Drinking (5 minutes): Hold the cup with both hands. Feel its warmth. Bring it to your face and inhale the steam before sipping. Take the first sip slowly, letting the tea coat your tongue before swallowing. Notice the flavor, the mouthfeel, the aftertaste. Between sips, set the cup down and simply breathe. Continue until the cup is empty.

Common Obstacles

"I keep thinking about my to-do list." This is normal and universal. The practice is not to stop thinking but to notice when you have drifted and gently return to the tea. Each return is a successful moment of practice — you are building the muscle of attention.

"It feels silly to pay this much attention to tea." The mundane is precisely the point.

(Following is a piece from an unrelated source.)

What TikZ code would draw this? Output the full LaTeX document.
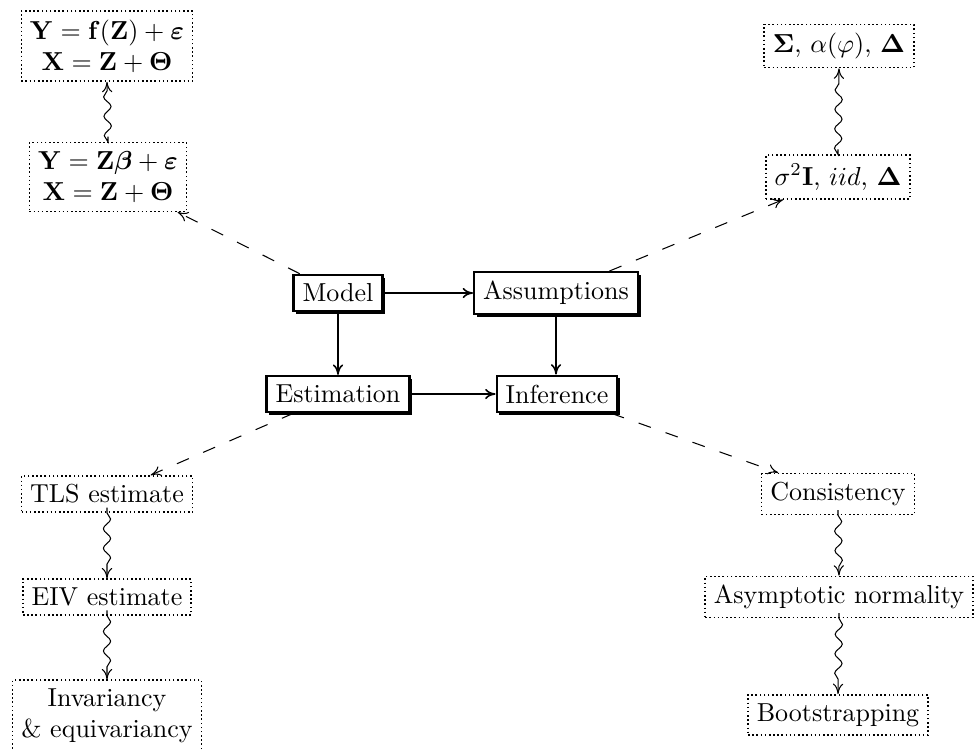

If you can bring full presence to something as ordinary as drinking tea, you can bring presence to any activity: walking, eating, conversing, working.

"I do not have 15 minutes." Five minutes works. Three minutes works. Even a single cup drunk with attention, standing at the kitchen counter, is practice. The length matters less than the quality of attention.

Deepening the Practice

Once the basic practice feels natural, you can deepen it:

Multi-infusion meditation: Using gongfu-style brewing, make 5-10 short infusions of the same tea. Notice how the flavor evolves — the first infusion's bright attack, the middle infusions' peak body, the final infusions' gentle fade. This arc mirrors the impermanence that meditation reveals in all experience.

Outdoor tea meditation: Brew and drink tea in a garden, park, or natural setting. Expand your attention to include birdsong, wind, sunlight, and the relationship between your inner state and the outer world.

Group tea meditation: Share tea in silence with one or more partners. The shared silence and the simple act of pouring for another creates a wordless connection that many practitioners find deeply moving.